I suppose it depends on exactly what my menu looks like. If I only sell a handful of burgers, I might attempt to add more burgers. If I’m already offering 20+ kinds of burgers, I’m probably adding a few varieties of hot dogs to bring in a new variety of customer.
I would not, however, add foot long hot dogs that you could only get by eating burgers. Why would you tolerate having to order things you don’t want just to get the one thing you do want?
The point I’ve been making was about content like Heritage Armor. When almost all races get their Heritage armor right away at level 120 or through a very short quest line, it doesn’t make sense that one race has theirs locked behind a raid. That kind of content doesn’t make sense to put behind a raid.
Putting titles, transmog, etc, behind PvP/Raids/etc? That’s fine, and you and I are not disagreeing about that aspect of things.
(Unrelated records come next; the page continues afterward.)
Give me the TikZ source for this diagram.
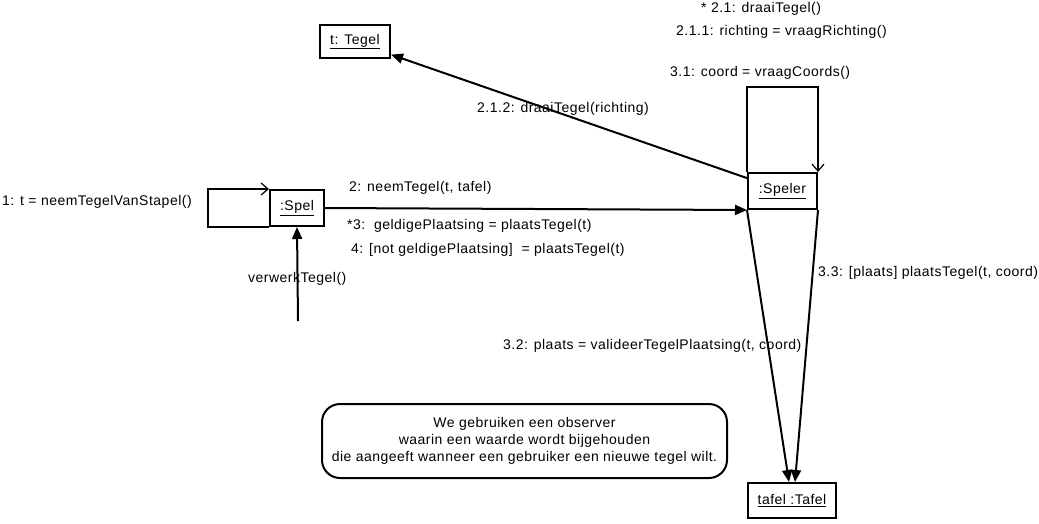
\documentclass[tikz,border=0pt]{standalone}
\usepackage{fontspec}
\setmainfont{Liberation Sans}[LetterSpace=3.5]
\usepackage{tikz}
\usetikzlibrary{arrows.meta,positioning}

\tikzset{
  obj/.style={draw,line width=2pt,inner sep=0pt,font=\fontsize{14}{16}\selectfont},
  msg/.style={anchor=west,inner sep=0pt,font=\fontsize{14}{16}\selectfont},
  call/.style={line width=2pt,-{Triangle[length=12pt,width=10pt]}},
  self/.style={line width=2pt,-{Straight Barb[length=7pt,width=12pt,line width=1.2pt]}}
}

\begin{document}
\begin{tikzpicture}[x=1pt,y=-1pt]
  \useasboundingbox (0,0) rectangle (1039,523);

  % objects
  \node[obj,minimum width=70pt,minimum height=33pt] (tegel) at (355,41.5) {\underline{t: Tegel}};
  \node[obj,minimum width=54pt,minimum height=36pt] (spel) at (297,208) {\underline{:Spel}};
  \node[obj,minimum width=69pt,minimum height=36pt] (speler) at (782.5,191) {\underline{:Speler}};
  \node[obj,minimum width=88pt,minimum height=35pt] (tafel) at (792,500.5) {\underline{tafel :Tafel}};
  \coordinate (bron) at (298,321);

  % self calls
  \draw[self] (spel.south west) -- ++(-61,0) |- (spel.north west);
  \draw[self] (speler.north west) -- ++(0,-85) -| (speler.north east);

  % messages
  \draw[call] (bron) -- (spel.south);
  \draw[call] (spel.east) -- (speler.south west);
  \draw[call] (speler.160) -- (tegel.-20);
  \draw[call] (speler.south west) -- ([xshift=-3pt]tafel.north);
  \draw[call] (speler.south east) -- ([xshift=3pt]tafel.north);

  % labels
  \node[msg] (m1) at (2,202) {1: t = neemTegelVanStapel()};
  \node[msg] (m0) at (248,279) {verwerkTegel()};
  \node[msg] (m2) at (349,188) {2: neemTegel(t, tafel)};
  \node[msg] (m3) at (347,226) {*3:\ \ geldigePlaatsing = plaatsTegel(t)};
  \node[msg] (m4) at (351,250) {4: [not geldigePlaatsing]\ \ = plaatsTegel(t)};
  \node[msg] (m212) at (477,109) {2.1.2: draaiTegel(richting)};
  \node[msg] (m21) at (701,9) {* 2.1: draaiTegel()};
  \node[msg] (m211) at (676,32) {2.1.1: richting = vraagRichting()};
  \node[msg] (m31) at (670,73) {3.1: coord = vraagCoords()};
  \node[msg] (m33) at (818,273) {3.3: [plaats] plaatsTegel(t, coord)};
  \node[msg] (m32) at (503,346) {3.2: plaats = valideerTegelPlaatsing(t, coord)};

  % note
  \node[draw,line width=2pt,rounded corners=18pt,minimum width=405pt,minimum height=74pt,
        align=center,font=\fontsize{14}{17}\selectfont] (noot) at (524.5,441)
    {We gebruiken een observer\\waarin een waarde wordt bijgehouden\\die aangeeft wanneer een gebruiker een nieuwe tegel wilt.};
\end{tikzpicture}
\end{document}
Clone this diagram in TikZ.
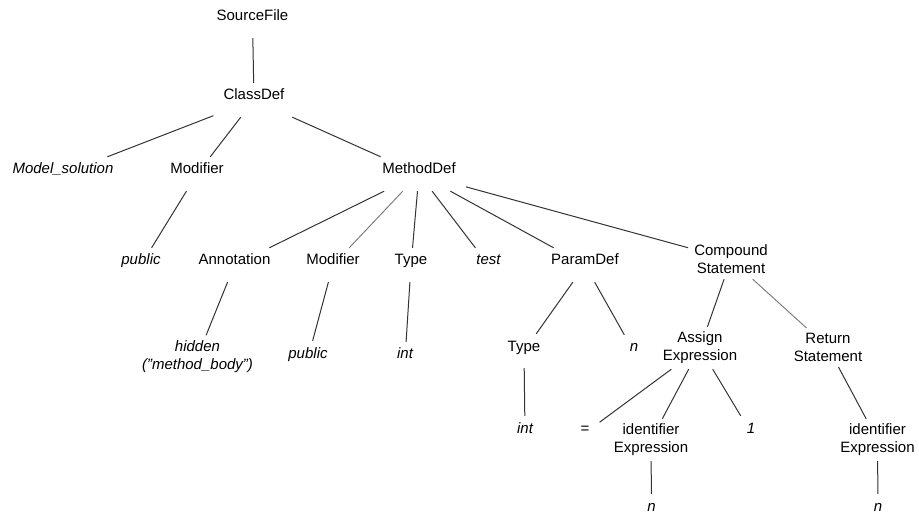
\documentclass[tikz,border=0pt]{standalone}
\usepackage{fontspec}
\setmainfont{Liberation Sans}
\usepackage{tikz}

\begin{document}
\begin{tikzpicture}[x=1pt, y=-1pt,
    lbl/.style={anchor=base, font=\fontsize{15}{18}\selectfont,
      text height=17pt, text depth=17pt, inner xsep=10pt, inner ysep=0pt},
    lit/.style={lbl, font=\fontsize{15}{18}\selectfont\itshape},
    lbltwo/.style={align=center, font=\fontsize{15}{18}\selectfont,
      inner xsep=6pt, inner ysep=5pt},
    branch/.style={draw=black!80, line width=1pt},
    pale/.style={branch, draw=black!50}]
  \useasboundingbox (0,0) rectangle (919,513);

  % root and class
  \node[lbl] (SF) at (252.5, 21) {SourceFile};
  \node[lbl] (CD) at (254, 100) {ClassDef};

  \node[lit] (MS)  at (63, 174)  {Model\_solution};
  \node[lbl] (Mod) at (197, 174) {Modifier};
  \node[lbl] (MD)  at (419, 174) {MethodDef};

  % method children
  \node[lit] (Pub)  at (141, 265)   {public};
  \node[lbl] (Ann)  at (234.5, 265) {Annotation};
  \node[lbl] (ModB) at (333, 265)   {Modifier};
  \node[lbl] (Ty)   at (411, 265)   {Type};
  \node[lit] (Tst)  at (488.5, 265) {test};
  \node[lbl] (PD)   at (585, 265)   {ParamDef};
  \node[lbltwo] (CS) at (731, 259.5) {Compound\\Statement};

  \node[lbltwo, font=\fontsize{15}{18}\selectfont\itshape] (Hid) at (197.5, 356.5)
    {hidden\\("method\_body")};
  \node[lit] (PubB) at (308, 358) {public};
  \node[lit] (Int)  at (405, 359) {int};
  \node[lbl] (TyB)  at (524, 351) {Type};
  \node[lit] (NA)   at (634, 352) {n};
  \node[lbltwo] (AE) at (700, 348) {Assign\\Expression};
  \node[lbltwo] (RS) at (828, 347.5) {Return\\Statement};

  % leaves
  \node[lit] (IntB) at (525, 433) {int};
  \node[lbl] (Eq)   at (585, 433) {=};
  \node[lbltwo] (IE) at (651, 440) {identifier\\Expression};
  \node[lit] (One)  at (751, 433) {1};
  \node[lbltwo] (IEB) at (877.5, 440) {identifier\\Expression};
  \node[lit] (NB) at (651.5, 511) {n};
  \node[lit] (NC) at (878, 511) {n};

  \draw[branch] (SF) -- (CD);
  \draw[branch] (CD) -- (MS);
  \draw[branch] (CD) -- (Mod);
  \draw[branch] (CD) -- (MD);
  \draw[branch] (Mod) -- (Pub);
  \draw[branch] (MD) -- (Ann);
  \draw[pale] (MD) -- (ModB);
  \draw[branch] (MD) -- (Ty);
  \draw[branch] (MD) -- (Tst);
  \draw[branch] (MD) -- (PD);
  \draw[branch] (MD) -- (CS);
  \draw[branch] (Ann) -- (Hid);
  \draw[branch] (ModB) -- (PubB);
  \draw[branch] (Ty) -- (Int);
  \draw[branch] (PD) -- (TyB);
  \draw[branch] (PD) -- (NA);
  \draw[branch] (CS) -- (AE);
  \draw[pale] (CS) -- (RS);
  \draw[branch] (TyB) -- (IntB);
  \draw[branch] (AE) -- (Eq);
  \draw[branch] (AE) -- (IE);
  \draw[branch] (AE) -- (One);
  \draw[branch] (RS) -- (IEB);
  \draw[branch] (IE) -- (NB);
  \draw[branch] (IEB) -- (NC);
\end{tikzpicture}
\end{document}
What we’re disagreeing about is whether or not there’s value in putting unrelated things behind unrelated walls. Children’s Week is just one example. Don’t get me wrong, many people have done it, but “suck it up we all had to do it” is just an appeal to tradition, and that’s a logical fallacy. Just because it’s always been that way doesn’t mean it’s good, it just means you had to do it and you want to make sure everyone else has to do it.
As above, just because people grin and bear it doesn’t make the argument faulty. The point isn’t that people can’t go do the raid to get their heritage armor, it’s that they shouldn’t have to because it’s not raid related content.
When you want to create crossover between content, it should be organic and sensible. Arbitrarily sticking things in places is a strange choice.
Imagine, if you will, that they put a new achievement in the game for winning 1,000 PvP Pet Battles. If you do that, you get a new Essence for the Heart of Azeroth. This Essence is BiS for every class in both PvE and PvP.
The response, as you would have it, is just to roll up your sleeves and do it. The response, as I would have it, would be to realize that’s kind of excessive and that it’s not really the right place for something like that.
I’m really going to need to ask this question, but I’m surprised I have to:
What value do these kinds of activities add to the game? What value does it add to the community?
It’s most certainly not converting non PvP players into PvP players. It’s certainly not making PvP players happy about carebears showing up and screwing with them for a week.
At what point, exactly, do we see value added to the game by forcing players to engage in content that they don’t want in a way that doesn’t provide long term benefits to the games health?